GOAL: Type out all the records word for word. Any pictures are to be left out.

++++++

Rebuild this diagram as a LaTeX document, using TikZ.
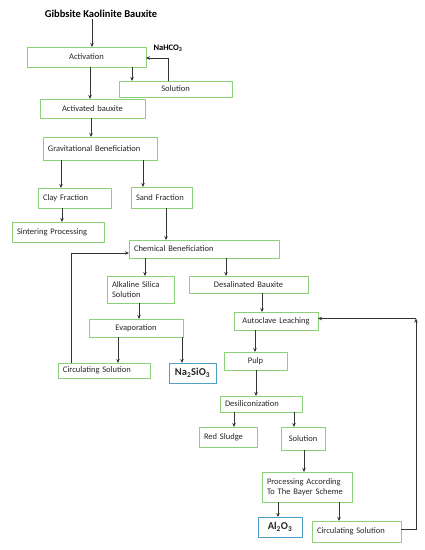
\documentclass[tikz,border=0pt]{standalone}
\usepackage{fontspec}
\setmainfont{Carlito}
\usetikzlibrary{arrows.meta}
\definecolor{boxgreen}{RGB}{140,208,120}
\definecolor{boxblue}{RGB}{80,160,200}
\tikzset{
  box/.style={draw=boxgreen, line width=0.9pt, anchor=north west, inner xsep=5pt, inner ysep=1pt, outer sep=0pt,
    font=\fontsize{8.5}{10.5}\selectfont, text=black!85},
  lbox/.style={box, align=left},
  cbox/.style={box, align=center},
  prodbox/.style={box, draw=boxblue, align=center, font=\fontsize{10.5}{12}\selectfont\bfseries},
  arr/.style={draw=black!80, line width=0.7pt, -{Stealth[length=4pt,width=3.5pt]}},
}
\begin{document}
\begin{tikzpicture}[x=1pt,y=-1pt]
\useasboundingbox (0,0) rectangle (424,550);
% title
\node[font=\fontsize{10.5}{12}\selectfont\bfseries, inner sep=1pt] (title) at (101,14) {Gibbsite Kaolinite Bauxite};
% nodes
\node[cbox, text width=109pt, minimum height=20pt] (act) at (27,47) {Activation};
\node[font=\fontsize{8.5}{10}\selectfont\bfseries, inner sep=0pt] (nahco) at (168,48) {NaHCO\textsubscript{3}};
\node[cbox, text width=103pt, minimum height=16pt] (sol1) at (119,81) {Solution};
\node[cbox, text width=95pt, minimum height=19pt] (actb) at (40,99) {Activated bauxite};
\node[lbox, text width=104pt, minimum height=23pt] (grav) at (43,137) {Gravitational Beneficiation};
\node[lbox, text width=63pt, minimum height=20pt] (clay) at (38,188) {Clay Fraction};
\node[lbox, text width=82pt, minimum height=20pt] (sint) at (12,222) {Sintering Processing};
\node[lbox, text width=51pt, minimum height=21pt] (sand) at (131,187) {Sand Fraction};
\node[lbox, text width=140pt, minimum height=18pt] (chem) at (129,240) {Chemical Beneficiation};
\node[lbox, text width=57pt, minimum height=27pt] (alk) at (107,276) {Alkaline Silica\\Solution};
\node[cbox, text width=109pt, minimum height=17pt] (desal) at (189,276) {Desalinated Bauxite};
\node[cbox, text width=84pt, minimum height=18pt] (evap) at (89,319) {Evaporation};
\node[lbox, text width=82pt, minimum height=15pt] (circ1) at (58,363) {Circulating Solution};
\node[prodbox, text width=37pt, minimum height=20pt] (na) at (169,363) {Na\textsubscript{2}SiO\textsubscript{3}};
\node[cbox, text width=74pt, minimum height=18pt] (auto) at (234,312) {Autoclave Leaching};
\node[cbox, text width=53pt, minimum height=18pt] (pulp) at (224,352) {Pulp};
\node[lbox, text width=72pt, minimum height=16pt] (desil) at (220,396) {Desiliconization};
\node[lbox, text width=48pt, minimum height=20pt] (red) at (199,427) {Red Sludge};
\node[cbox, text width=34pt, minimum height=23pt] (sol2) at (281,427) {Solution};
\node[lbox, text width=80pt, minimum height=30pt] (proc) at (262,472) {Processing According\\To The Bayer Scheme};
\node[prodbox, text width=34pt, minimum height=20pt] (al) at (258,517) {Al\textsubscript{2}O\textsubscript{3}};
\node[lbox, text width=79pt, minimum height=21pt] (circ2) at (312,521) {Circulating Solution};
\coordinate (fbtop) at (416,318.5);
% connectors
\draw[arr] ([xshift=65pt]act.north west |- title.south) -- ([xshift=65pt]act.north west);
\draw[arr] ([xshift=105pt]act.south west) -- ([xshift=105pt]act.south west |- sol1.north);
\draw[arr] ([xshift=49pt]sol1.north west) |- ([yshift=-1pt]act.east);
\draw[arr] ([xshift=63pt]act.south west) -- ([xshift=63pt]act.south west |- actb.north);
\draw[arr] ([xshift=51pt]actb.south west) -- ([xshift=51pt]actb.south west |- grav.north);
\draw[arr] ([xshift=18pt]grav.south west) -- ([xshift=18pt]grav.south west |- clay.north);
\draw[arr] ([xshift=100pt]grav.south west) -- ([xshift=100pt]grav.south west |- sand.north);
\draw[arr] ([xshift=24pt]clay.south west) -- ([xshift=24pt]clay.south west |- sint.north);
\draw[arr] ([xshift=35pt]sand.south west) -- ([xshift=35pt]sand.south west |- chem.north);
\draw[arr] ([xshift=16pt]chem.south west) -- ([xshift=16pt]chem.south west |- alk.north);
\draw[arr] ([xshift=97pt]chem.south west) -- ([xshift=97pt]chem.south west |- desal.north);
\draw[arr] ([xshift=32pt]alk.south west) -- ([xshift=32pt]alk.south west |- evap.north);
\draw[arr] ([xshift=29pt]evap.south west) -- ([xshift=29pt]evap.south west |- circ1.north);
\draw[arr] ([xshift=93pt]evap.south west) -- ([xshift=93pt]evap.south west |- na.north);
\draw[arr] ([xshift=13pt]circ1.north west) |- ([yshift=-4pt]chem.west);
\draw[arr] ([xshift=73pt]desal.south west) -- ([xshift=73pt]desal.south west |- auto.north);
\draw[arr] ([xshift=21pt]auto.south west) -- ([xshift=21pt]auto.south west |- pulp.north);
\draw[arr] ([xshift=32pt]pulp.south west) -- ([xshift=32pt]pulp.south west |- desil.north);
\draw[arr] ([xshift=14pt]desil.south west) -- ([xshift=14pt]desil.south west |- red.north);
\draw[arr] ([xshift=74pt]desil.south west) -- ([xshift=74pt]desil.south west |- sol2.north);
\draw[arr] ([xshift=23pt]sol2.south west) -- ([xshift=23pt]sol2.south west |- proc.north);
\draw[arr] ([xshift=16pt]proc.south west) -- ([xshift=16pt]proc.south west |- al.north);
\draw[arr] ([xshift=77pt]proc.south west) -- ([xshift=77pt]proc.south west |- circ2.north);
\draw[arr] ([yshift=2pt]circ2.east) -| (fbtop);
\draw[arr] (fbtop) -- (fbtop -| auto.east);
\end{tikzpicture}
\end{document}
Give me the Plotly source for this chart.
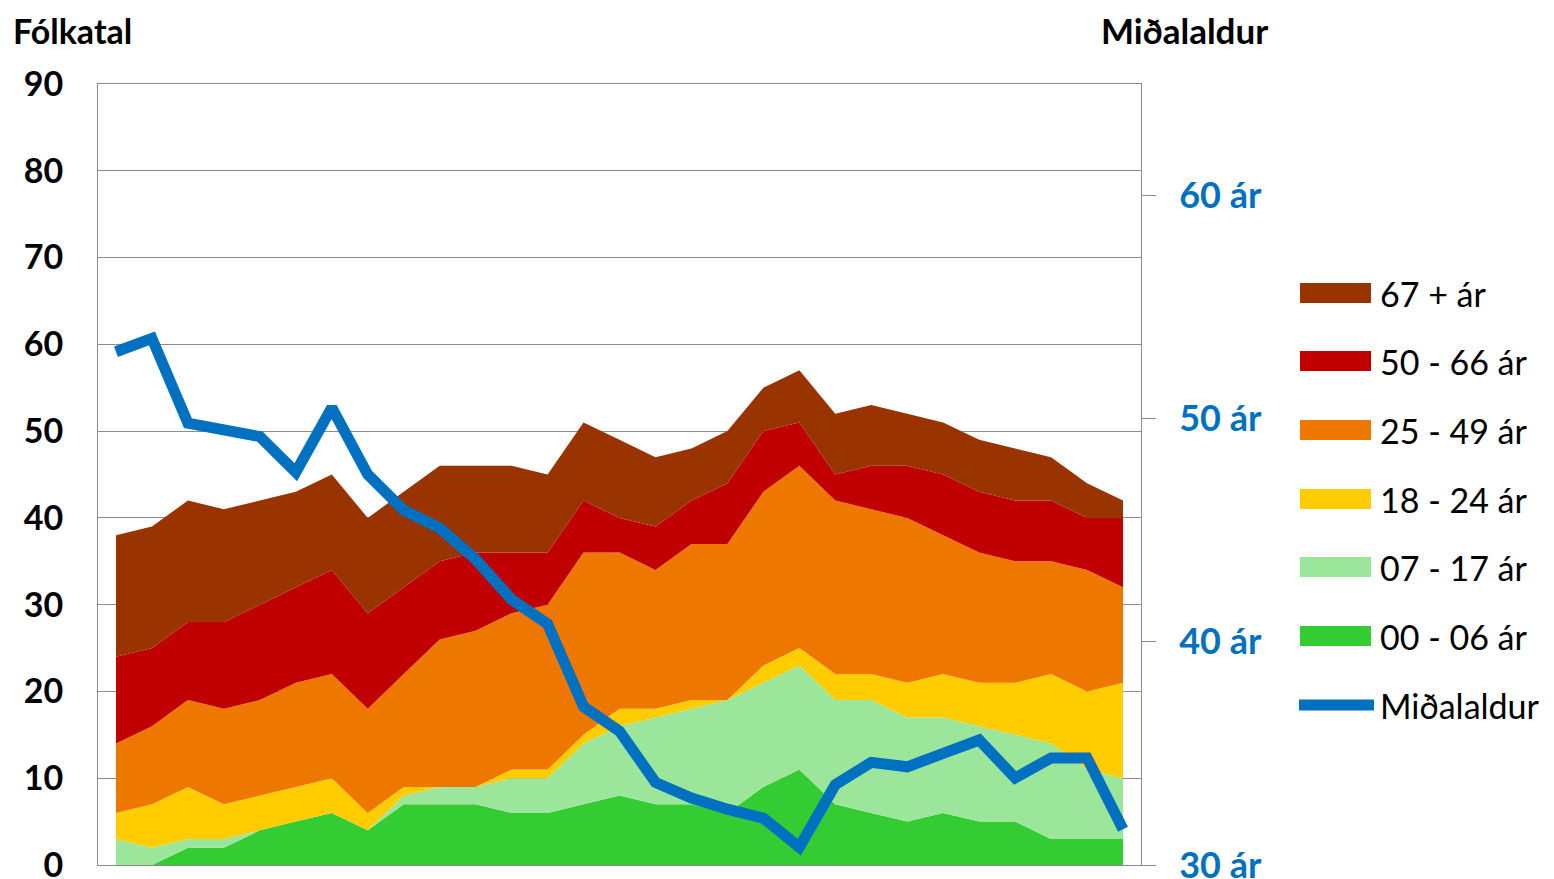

++++++

OUTPUT:
Rebuild this diagram as a LaTeX document, using TikZ.
\documentclass[tikz,border=0pt]{standalone}
\usepackage{fontspec}
\setmainfont{Carlito}
\usetikzlibrary{arrows.meta}
\definecolor{boxgreen}{RGB}{140,208,120}
\definecolor{boxblue}{RGB}{80,160,200}
\tikzset{
  box/.style={draw=boxgreen, line width=0.9pt, anchor=north west, inner xsep=5pt, inner ysep=1pt, outer sep=0pt,
    font=\fontsize{8.5}{10.5}\selectfont, text=black!85},
  lbox/.style={box, align=left},
  cbox/.style={box, align=center},
  prodbox/.style={box, draw=boxblue, align=center, font=\fontsize{10.5}{12}\selectfont\bfseries},
  arr/.style={draw=black!80, line width=0.7pt, -{Stealth[length=4pt,width=3.5pt]}},
}
\begin{document}
\begin{tikzpicture}[x=1pt,y=-1pt]
\useasboundingbox (0,0) rectangle (424,550);
% title
\node[font=\fontsize{10.5}{12}\selectfont\bfseries, inner sep=1pt] (title) at (101,14) {Gibbsite Kaolinite Bauxite};
% nodes
\node[cbox, text width=109pt, minimum height=20pt] (act) at (27,47) {Activation};
\node[font=\fontsize{8.5}{10}\selectfont\bfseries, inner sep=0pt] (nahco) at (168,48) {NaHCO\textsubscript{3}};
\node[cbox, text width=103pt, minimum height=16pt] (sol1) at (119,81) {Solution};
\node[cbox, text width=95pt, minimum height=19pt] (actb) at (40,99) {Activated bauxite};
\node[lbox, text width=104pt, minimum height=23pt] (grav) at (43,137) {Gravitational Beneficiation};
\node[lbox, text width=63pt, minimum height=20pt] (clay) at (38,188) {Clay Fraction};
\node[lbox, text width=82pt, minimum height=20pt] (sint) at (12,222) {Sintering Processing};
\node[lbox, text width=51pt, minimum height=21pt] (sand) at (131,187) {Sand Fraction};
\node[lbox, text width=140pt, minimum height=18pt] (chem) at (129,240) {Chemical Beneficiation};
\node[lbox, text width=57pt, minimum height=27pt] (alk) at (107,276) {Alkaline Silica\\Solution};
\node[cbox, text width=109pt, minimum height=17pt] (desal) at (189,276) {Desalinated Bauxite};
\node[cbox, text width=84pt, minimum height=18pt] (evap) at (89,319) {Evaporation};
\node[lbox, text width=82pt, minimum height=15pt] (circ1) at (58,363) {Circulating Solution};
\node[prodbox, text width=37pt, minimum height=20pt] (na) at (169,363) {Na\textsubscript{2}SiO\textsubscript{3}};
\node[cbox, text width=74pt, minimum height=18pt] (auto) at (234,312) {Autoclave Leaching};
\node[cbox, text width=53pt, minimum height=18pt] (pulp) at (224,352) {Pulp};
\node[lbox, text width=72pt, minimum height=16pt] (desil) at (220,396) {Desiliconization};
\node[lbox, text width=48pt, minimum height=20pt] (red) at (199,427) {Red Sludge};
\node[cbox, text width=34pt, minimum height=23pt] (sol2) at (281,427) {Solution};
\node[lbox, text width=80pt, minimum height=30pt] (proc) at (262,472) {Processing According\\To The Bayer Scheme};
\node[prodbox, text width=34pt, minimum height=20pt] (al) at (258,517) {Al\textsubscript{2}O\textsubscript{3}};
\node[lbox, text width=79pt, minimum height=21pt] (circ2) at (312,521) {Circulating Solution};
\coordinate (fbtop) at (416,318.5);
% connectors
\draw[arr] ([xshift=65pt]act.north west |- title.south) -- ([xshift=65pt]act.north west);
\draw[arr] ([xshift=105pt]act.south west) -- ([xshift=105pt]act.south west |- sol1.north);
\draw[arr] ([xshift=49pt]sol1.north west) |- ([yshift=-1pt]act.east);
\draw[arr] ([xshift=63pt]act.south west) -- ([xshift=63pt]act.south west |- actb.north);
\draw[arr] ([xshift=51pt]actb.south west) -- ([xshift=51pt]actb.south west |- grav.north);
\draw[arr] ([xshift=18pt]grav.south west) -- ([xshift=18pt]grav.south west |- clay.north);
\draw[arr] ([xshift=100pt]grav.south west) -- ([xshift=100pt]grav.south west |- sand.north);
\draw[arr] ([xshift=24pt]clay.south west) -- ([xshift=24pt]clay.south west |- sint.north);
\draw[arr] ([xshift=35pt]sand.south west) -- ([xshift=35pt]sand.south west |- chem.north);
\draw[arr] ([xshift=16pt]chem.south west) -- ([xshift=16pt]chem.south west |- alk.north);
\draw[arr] ([xshift=97pt]chem.south west) -- ([xshift=97pt]chem.south west |- desal.north);
\draw[arr] ([xshift=32pt]alk.south west) -- ([xshift=32pt]alk.south west |- evap.north);
\draw[arr] ([xshift=29pt]evap.south west) -- ([xshift=29pt]evap.south west |- circ1.north);
\draw[arr] ([xshift=93pt]evap.south west) -- ([xshift=93pt]evap.south west |- na.north);
\draw[arr] ([xshift=13pt]circ1.north west) |- ([yshift=-4pt]chem.west);
\draw[arr] ([xshift=73pt]desal.south west) -- ([xshift=73pt]desal.south west |- auto.north);
\draw[arr] ([xshift=21pt]auto.south west) -- ([xshift=21pt]auto.south west |- pulp.north);
\draw[arr] ([xshift=32pt]pulp.south west) -- ([xshift=32pt]pulp.south west |- desil.north);
\draw[arr] ([xshift=14pt]desil.south west) -- ([xshift=14pt]desil.south west |- red.north);
\draw[arr] ([xshift=74pt]desil.south west) -- ([xshift=74pt]desil.south west |- sol2.north);
\draw[arr] ([xshift=23pt]sol2.south west) -- ([xshift=23pt]sol2.south west |- proc.north);
\draw[arr] ([xshift=16pt]proc.south west) -- ([xshift=16pt]proc.south west |- al.north);
\draw[arr] ([xshift=77pt]proc.south west) -- ([xshift=77pt]proc.south west |- circ2.north);
\draw[arr] ([yshift=2pt]circ2.east) -| (fbtop);
\draw[arr] (fbtop) -- (fbtop -| auto.east);
\end{tikzpicture}
\end{document}
Give me the Plotly source for this chart.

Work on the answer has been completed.